«La Zone» de Justinien Tribillon : la traversée des ceintures de Paris

Qu’est-ce que la Zone ? «Marge frontalière, espace intermédiaire qui sépare les limites extérieures de Paris des limites intérieures de la banlieue, engendrant une démarcation brutale entre le “dedans” et le “dehors”, “nous” et “eux”, Paris et l’Autre», écrit Justinien Tribillon, chercheur en urbanisme et enseignant aux Arts déco. C’est autour de la Zone que s’est cristallisée l’opposition de la capitale et de sa banlieue, entre la ville lumière et ses pourtours fondus dans la grisaille. Son existence a suscité des décennies de projets urbanistiques, sources de clivage. C’est passionnant de voir comment le politique qui crée un espace détermine ensuite des usages et des représentations, pour le meilleur et pour le pire.
Au début étaient Thiers et sa volonté de protéger Paris avec des fortifications de 400mètres de large sur 34 kilomètres de long. Entre les années 1840 et les années 1920, la capitale était entourée par un rempart, qui se révélera bien inutile en 1870, et qui sera presque entièrement rasé par le régime de Vichy. La protection laissera la place à la circulation, le boulevard périphérique sera inauguré en 1973. Auteur d’une thèse sur le périph, Justinien Tribillon a choisi de raconter cette histoire en autant d’anneaux qu’il y a d’approches. La première, la ceinture noire, correspond à un imaginaire familier, celui de la marge et de ses «zonards» que le sociologue Jérôme Beauchez a décrit dans les Sauvages de la civilisation (éditions Amsterdam, 2022), un monde peuplé de chiffonniers, d’ouvriers et d’artistes (les Puces perpétuent aujourd’hui ces marges), et immortalisé par Eugène Atget. C’étaient les populations rejetées et «nettoyées» par la ville, chassées par Haussmann, par l’hygiénisation et le racisme, et qui avaient trouvé sur cette bande de terre un refuge.
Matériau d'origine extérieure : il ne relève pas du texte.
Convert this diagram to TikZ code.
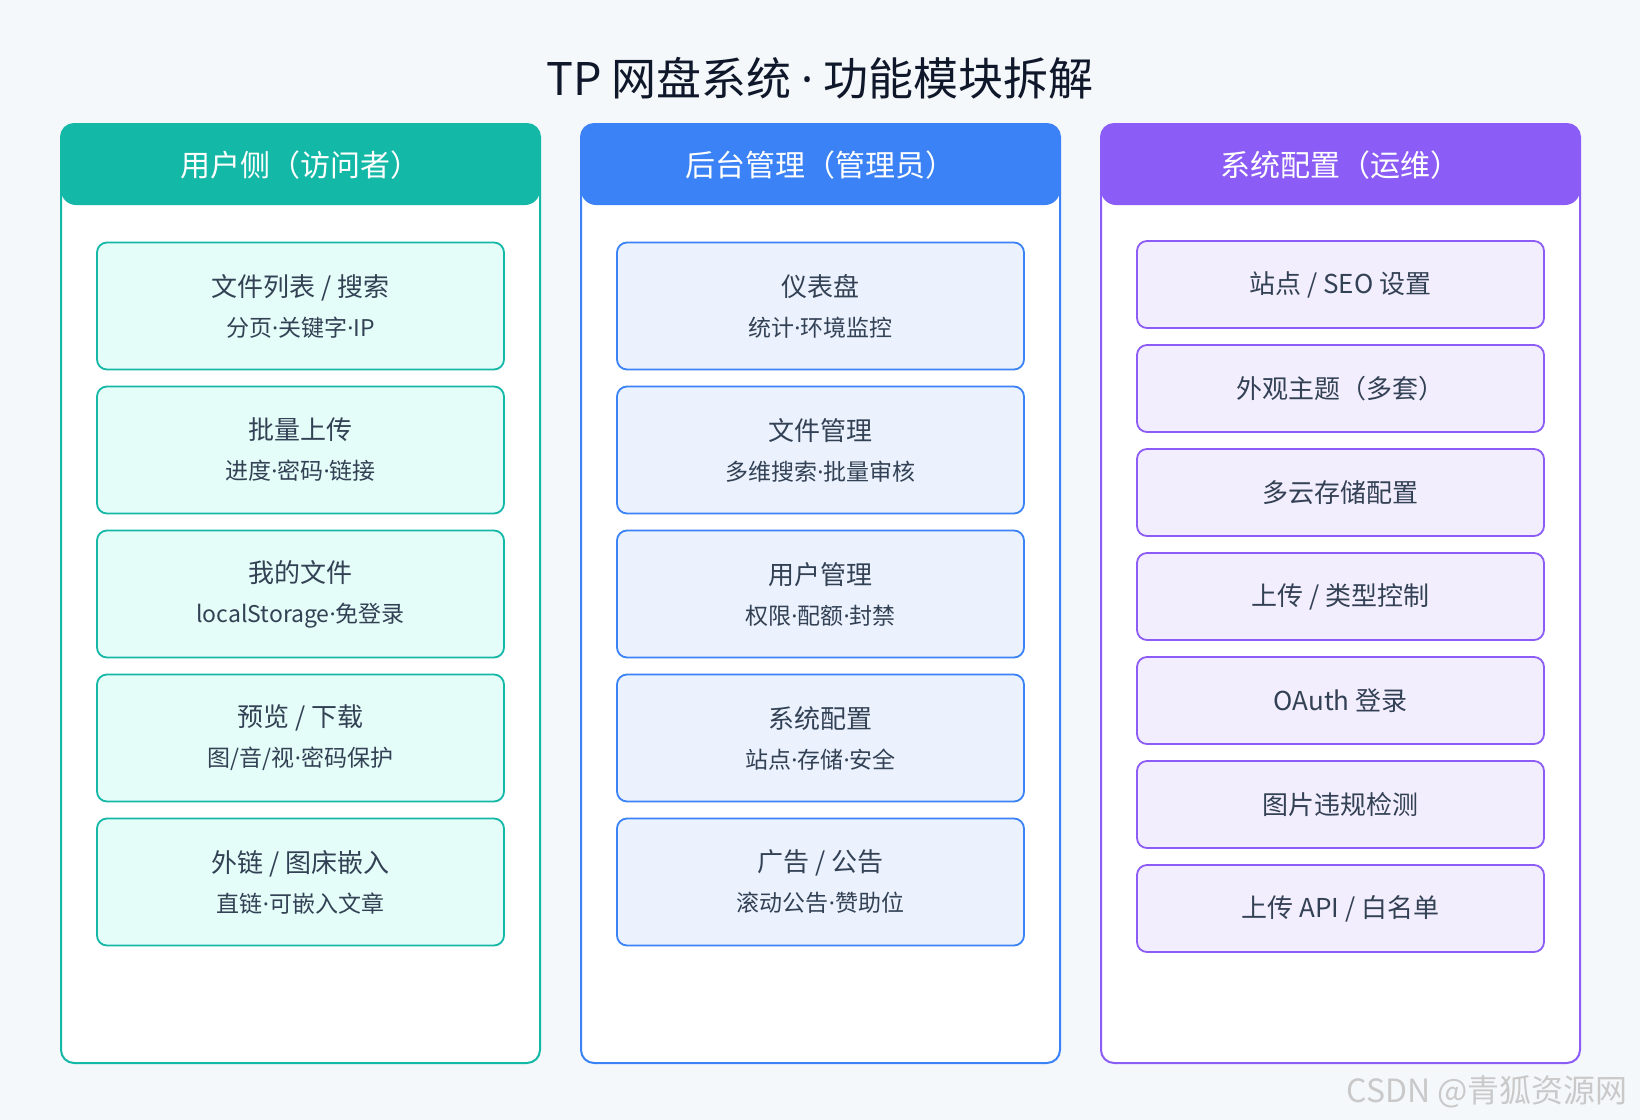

Le chercheur en urbanisme voit aussi d’autres thématiques dominantes définissant la Zone : la «ceinture verte» ou projets d’arborisation et d’espaces verts qui «ont surtout servi de dispositif de ségrégation urbaine, séparant Paris de ses périphéries et excluant ses populations subalternes : banlieusards, immigrés, ouvriers, Roms, Juifs, etc.». Faire du boulevard périphérique «une nouvelle ceinture verte» est aussi une ambition affichée en 2022 par Anne Hidalgo. La «ceinture rose» désigne celle des logements sociaux, et «la ceinture rouge», celle des municipalités communistes autour de Paris (elles étaient 126 dans les années 70), «deux cordons prolétariens encerclant un Paris bourgeois». Et il y a aussi la ceinture d’asphalte du périphérique et la ceinture de béton des cités. Chaque ceinture rend plus profond l’antagonisme. La Zone, une histoire alternative de Paris montre ainsi comment le centre a repoussé à la périphérie «l’Autre», dans une stratégie d’exclusion et de contrôle.